**Your instructions**
Include in the output exactly the lines from the opening of the data through the line containing "Chart.register(...registerables);", and nothing more.
• • • • •
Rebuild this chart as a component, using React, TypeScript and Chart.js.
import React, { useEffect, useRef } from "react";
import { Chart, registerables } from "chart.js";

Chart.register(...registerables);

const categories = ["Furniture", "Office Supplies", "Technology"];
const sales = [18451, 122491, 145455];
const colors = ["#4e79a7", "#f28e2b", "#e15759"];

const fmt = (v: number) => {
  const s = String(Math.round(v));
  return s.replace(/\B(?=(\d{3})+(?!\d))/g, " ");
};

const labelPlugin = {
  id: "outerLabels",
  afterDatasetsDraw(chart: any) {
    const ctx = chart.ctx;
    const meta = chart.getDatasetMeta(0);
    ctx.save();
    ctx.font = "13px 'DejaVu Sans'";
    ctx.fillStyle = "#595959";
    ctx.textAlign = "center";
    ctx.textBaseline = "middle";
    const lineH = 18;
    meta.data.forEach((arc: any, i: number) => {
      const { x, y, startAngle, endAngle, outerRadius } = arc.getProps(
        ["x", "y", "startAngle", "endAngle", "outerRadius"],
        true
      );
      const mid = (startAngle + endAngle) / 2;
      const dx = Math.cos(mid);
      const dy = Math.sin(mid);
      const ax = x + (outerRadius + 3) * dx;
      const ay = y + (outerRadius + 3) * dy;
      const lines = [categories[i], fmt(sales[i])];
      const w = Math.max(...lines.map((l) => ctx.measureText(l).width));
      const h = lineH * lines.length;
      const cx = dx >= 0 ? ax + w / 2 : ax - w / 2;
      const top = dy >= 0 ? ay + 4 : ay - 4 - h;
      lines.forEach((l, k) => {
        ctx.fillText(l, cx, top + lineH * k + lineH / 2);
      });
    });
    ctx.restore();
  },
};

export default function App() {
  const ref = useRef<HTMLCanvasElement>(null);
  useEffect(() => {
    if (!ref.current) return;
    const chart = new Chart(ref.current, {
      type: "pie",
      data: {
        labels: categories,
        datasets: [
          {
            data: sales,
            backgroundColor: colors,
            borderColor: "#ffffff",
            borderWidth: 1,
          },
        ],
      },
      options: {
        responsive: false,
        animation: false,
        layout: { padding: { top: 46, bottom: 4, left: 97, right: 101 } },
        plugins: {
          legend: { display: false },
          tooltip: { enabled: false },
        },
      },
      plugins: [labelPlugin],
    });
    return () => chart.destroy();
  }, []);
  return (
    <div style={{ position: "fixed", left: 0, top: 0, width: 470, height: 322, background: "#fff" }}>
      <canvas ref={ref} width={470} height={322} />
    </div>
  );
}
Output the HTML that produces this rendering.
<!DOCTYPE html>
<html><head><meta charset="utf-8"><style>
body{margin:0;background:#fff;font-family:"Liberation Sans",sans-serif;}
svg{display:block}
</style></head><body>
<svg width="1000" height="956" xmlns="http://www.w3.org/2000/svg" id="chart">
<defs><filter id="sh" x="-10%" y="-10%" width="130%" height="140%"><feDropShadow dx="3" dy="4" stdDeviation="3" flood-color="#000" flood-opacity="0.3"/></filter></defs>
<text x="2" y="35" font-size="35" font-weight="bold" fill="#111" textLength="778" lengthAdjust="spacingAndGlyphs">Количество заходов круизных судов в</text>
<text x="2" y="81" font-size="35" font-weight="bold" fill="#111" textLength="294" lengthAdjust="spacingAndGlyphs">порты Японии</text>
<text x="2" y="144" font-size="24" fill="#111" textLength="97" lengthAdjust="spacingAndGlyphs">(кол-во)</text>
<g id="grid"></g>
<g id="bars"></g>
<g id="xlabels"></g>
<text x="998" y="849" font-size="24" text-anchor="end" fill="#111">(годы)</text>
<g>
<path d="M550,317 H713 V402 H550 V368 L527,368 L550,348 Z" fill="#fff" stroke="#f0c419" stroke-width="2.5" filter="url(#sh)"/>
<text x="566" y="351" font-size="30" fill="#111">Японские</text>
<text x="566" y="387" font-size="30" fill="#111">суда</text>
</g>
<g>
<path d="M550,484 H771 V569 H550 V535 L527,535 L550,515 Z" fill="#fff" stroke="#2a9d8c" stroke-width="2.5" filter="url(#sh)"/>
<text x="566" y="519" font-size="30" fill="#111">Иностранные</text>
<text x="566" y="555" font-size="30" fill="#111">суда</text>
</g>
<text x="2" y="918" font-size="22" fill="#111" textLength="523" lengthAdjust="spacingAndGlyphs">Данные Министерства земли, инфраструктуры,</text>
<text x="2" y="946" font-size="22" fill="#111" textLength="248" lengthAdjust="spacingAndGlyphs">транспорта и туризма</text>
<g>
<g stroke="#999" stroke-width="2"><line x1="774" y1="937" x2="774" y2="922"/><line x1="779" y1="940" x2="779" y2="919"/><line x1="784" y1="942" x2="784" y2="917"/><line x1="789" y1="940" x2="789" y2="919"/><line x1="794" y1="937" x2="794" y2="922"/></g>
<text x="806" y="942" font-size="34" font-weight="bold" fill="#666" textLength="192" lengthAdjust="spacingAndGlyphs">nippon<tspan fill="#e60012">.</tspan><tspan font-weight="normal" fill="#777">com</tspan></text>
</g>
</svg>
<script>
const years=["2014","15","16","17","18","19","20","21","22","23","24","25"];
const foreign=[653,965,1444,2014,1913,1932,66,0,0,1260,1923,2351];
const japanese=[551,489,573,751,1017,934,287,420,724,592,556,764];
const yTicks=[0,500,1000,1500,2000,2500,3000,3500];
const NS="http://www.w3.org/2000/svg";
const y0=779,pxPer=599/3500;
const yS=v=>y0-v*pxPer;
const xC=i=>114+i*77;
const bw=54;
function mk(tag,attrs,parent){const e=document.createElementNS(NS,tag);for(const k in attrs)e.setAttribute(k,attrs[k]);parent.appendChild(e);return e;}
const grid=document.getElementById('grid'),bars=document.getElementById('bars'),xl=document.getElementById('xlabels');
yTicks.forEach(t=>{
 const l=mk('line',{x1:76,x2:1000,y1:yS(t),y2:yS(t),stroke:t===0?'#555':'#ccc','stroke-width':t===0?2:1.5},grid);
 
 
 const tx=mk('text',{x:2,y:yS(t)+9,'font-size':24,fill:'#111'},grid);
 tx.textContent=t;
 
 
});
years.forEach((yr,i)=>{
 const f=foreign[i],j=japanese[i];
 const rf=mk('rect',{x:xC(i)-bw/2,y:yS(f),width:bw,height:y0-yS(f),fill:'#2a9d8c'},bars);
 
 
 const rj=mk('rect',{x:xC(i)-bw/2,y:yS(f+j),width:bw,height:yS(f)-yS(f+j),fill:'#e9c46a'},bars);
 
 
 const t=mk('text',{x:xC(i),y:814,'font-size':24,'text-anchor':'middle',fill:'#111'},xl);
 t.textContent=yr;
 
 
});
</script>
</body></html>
• • • • •
**Expected answer**
Rebuild this chart as a component, using React, TypeScript and Chart.js.
import React, { useEffect, useRef } from "react";
import { Chart, registerables } from "chart.js";

Chart.register(...registerables);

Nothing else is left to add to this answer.